## Required task
It is required that the lines from the top of the listing through the line with "minimum width=7.46cm, minimum" be reproduced exactly, excluding pictures.

## Collected data

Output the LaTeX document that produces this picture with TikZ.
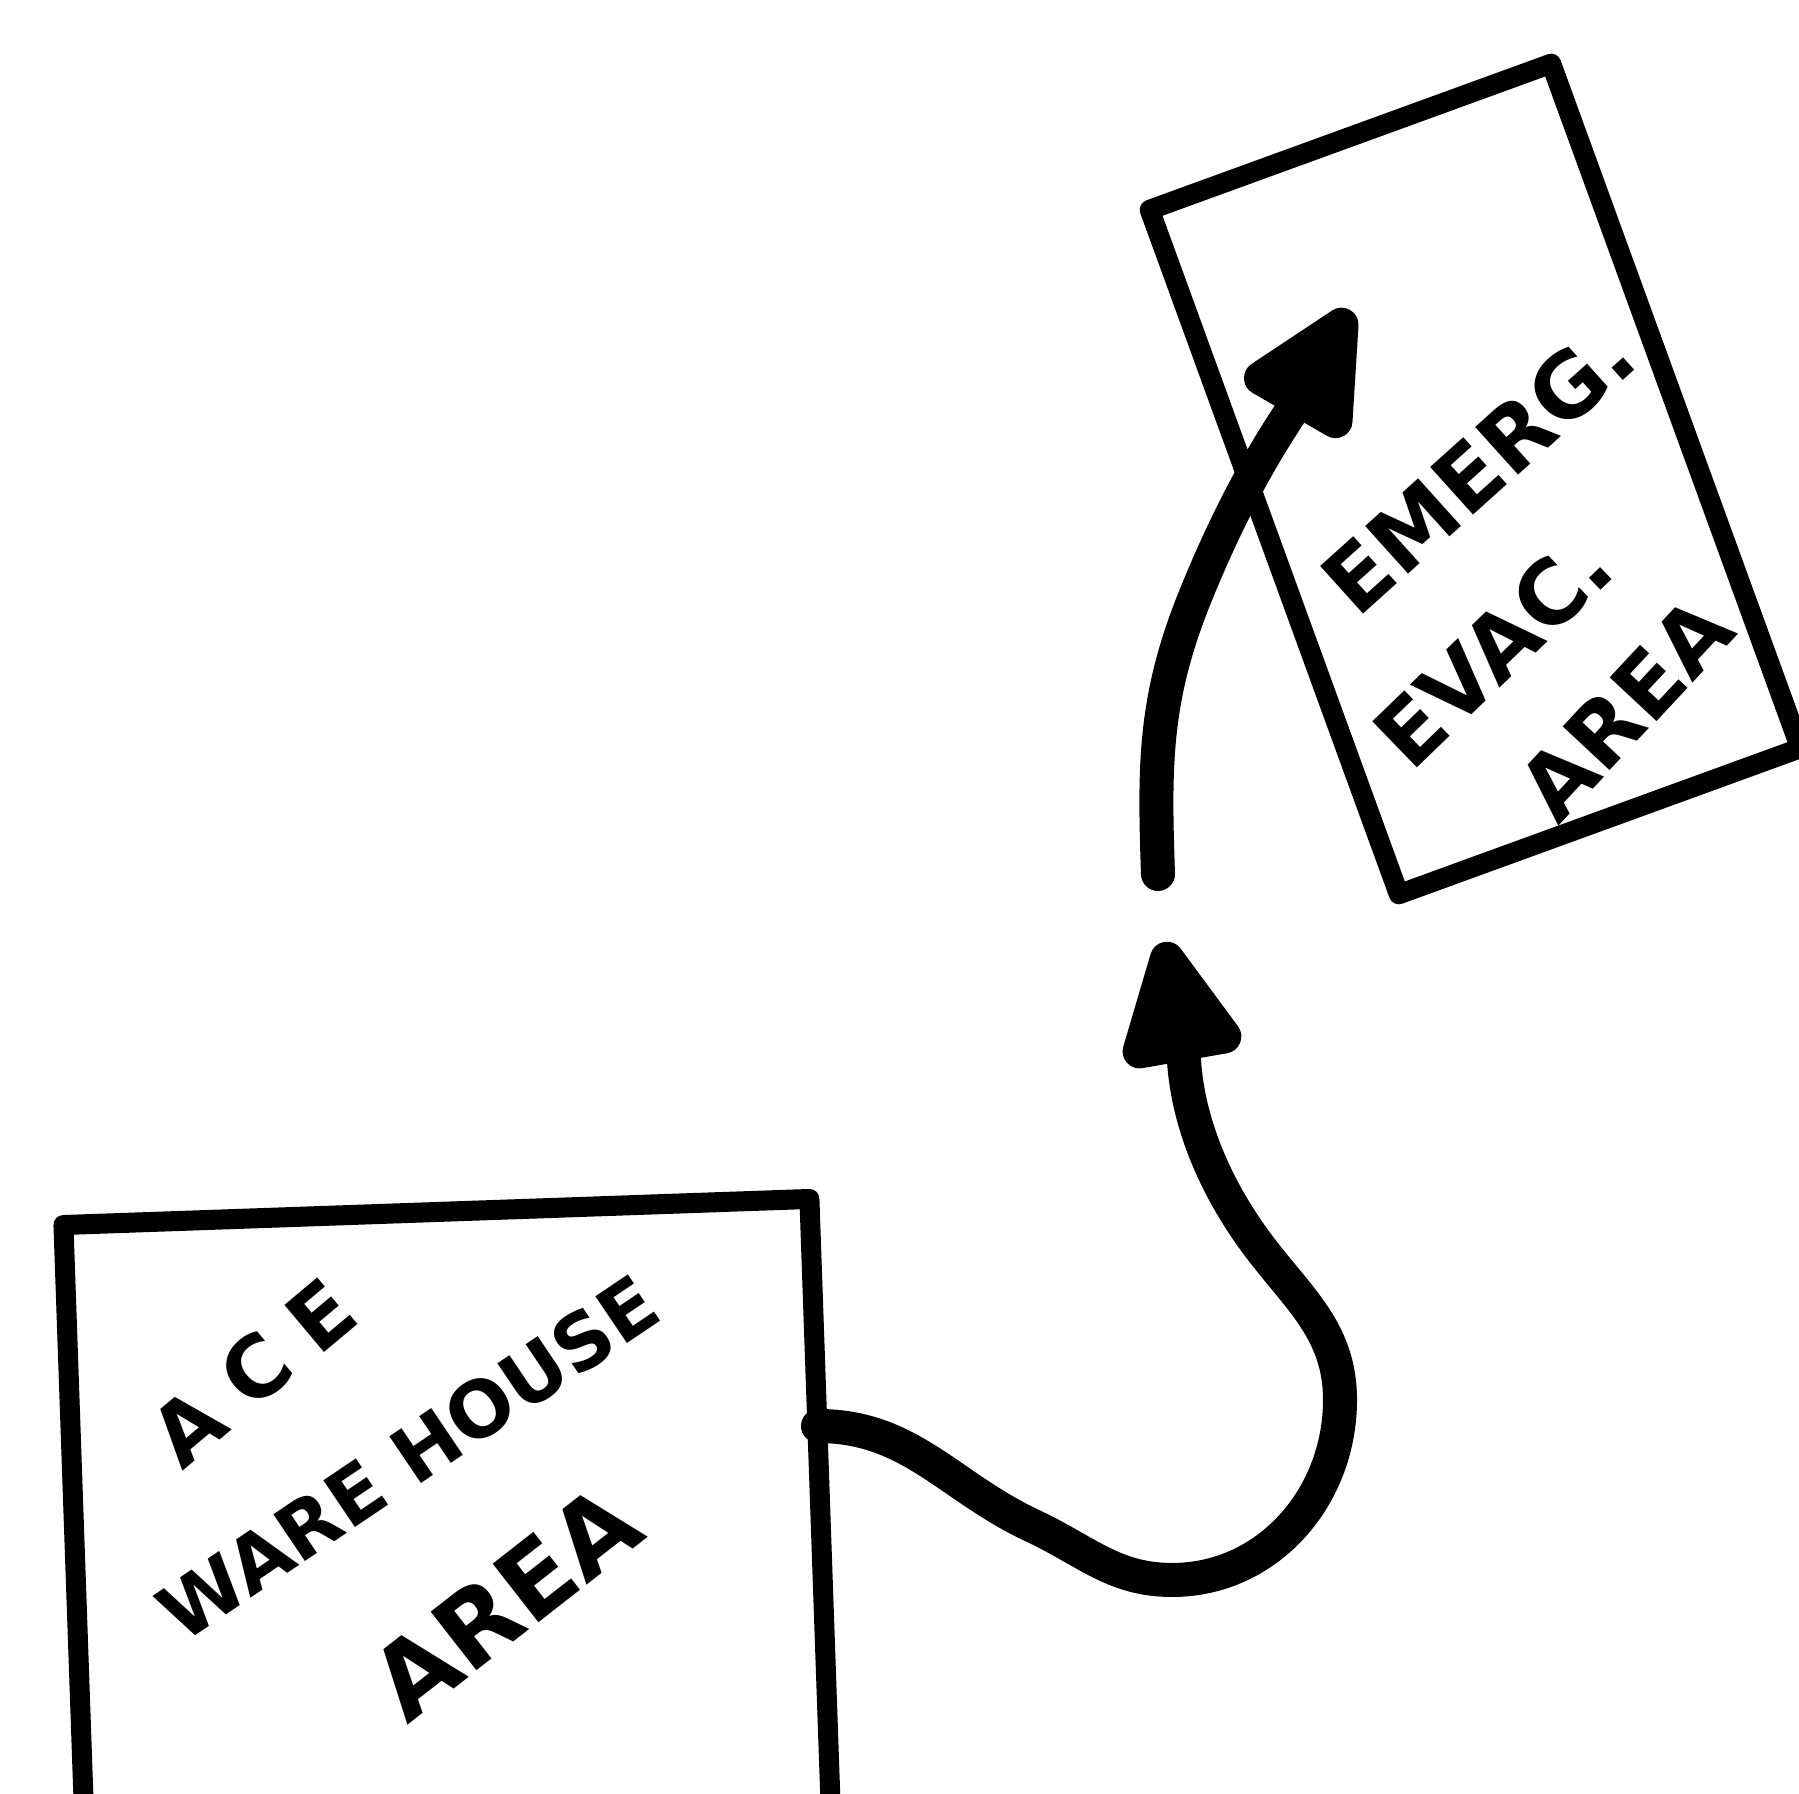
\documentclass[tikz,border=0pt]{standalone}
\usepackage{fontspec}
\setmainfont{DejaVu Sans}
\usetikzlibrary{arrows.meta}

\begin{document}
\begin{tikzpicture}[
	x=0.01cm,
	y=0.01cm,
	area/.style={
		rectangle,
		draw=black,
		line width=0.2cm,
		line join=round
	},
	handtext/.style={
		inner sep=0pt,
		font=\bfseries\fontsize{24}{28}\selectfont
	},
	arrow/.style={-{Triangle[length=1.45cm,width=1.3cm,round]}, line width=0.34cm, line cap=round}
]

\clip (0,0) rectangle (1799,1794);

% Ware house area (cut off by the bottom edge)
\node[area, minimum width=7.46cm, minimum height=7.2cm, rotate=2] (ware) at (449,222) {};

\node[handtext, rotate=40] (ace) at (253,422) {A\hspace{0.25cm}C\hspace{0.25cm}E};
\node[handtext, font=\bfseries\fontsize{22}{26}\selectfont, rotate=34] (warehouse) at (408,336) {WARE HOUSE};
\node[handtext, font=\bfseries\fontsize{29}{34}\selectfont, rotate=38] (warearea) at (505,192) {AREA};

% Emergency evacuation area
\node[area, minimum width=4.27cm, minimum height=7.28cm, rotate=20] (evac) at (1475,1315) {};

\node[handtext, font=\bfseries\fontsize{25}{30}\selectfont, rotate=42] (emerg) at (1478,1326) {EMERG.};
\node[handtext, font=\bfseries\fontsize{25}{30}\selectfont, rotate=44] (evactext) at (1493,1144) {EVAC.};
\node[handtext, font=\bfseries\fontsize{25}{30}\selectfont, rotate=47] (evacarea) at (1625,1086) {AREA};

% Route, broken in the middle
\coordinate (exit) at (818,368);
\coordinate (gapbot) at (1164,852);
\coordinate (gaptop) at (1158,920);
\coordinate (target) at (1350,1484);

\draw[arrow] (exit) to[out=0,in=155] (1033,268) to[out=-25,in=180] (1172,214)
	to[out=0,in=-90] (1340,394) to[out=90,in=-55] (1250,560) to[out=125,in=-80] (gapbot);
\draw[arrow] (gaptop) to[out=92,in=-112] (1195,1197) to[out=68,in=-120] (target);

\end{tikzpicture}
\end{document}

## Solved problem
Output the LaTeX document that produces this picture with TikZ.
\documentclass[tikz,border=0pt]{standalone}
\usepackage{fontspec}
\setmainfont{DejaVu Sans}
\usetikzlibrary{arrows.meta}

\begin{document}
\begin{tikzpicture}[
	x=0.01cm,
	y=0.01cm,
	area/.style={
		rectangle,
		draw=black,
		line width=0.2cm,
		line join=round
	},
	handtext/.style={
		inner sep=0pt,
		font=\bfseries\fontsize{24}{28}\selectfont
	},
	arrow/.style={-{Triangle[length=1.45cm,width=1.3cm,round]}, line width=0.34cm, line cap=round}
]

\clip (0,0) rectangle (1799,1794);

% Ware house area (cut off by the bottom edge)
\node[area, minimum width=7.46cm, minimum height=7.2cm, rotate=2] (ware) at (449,222) {};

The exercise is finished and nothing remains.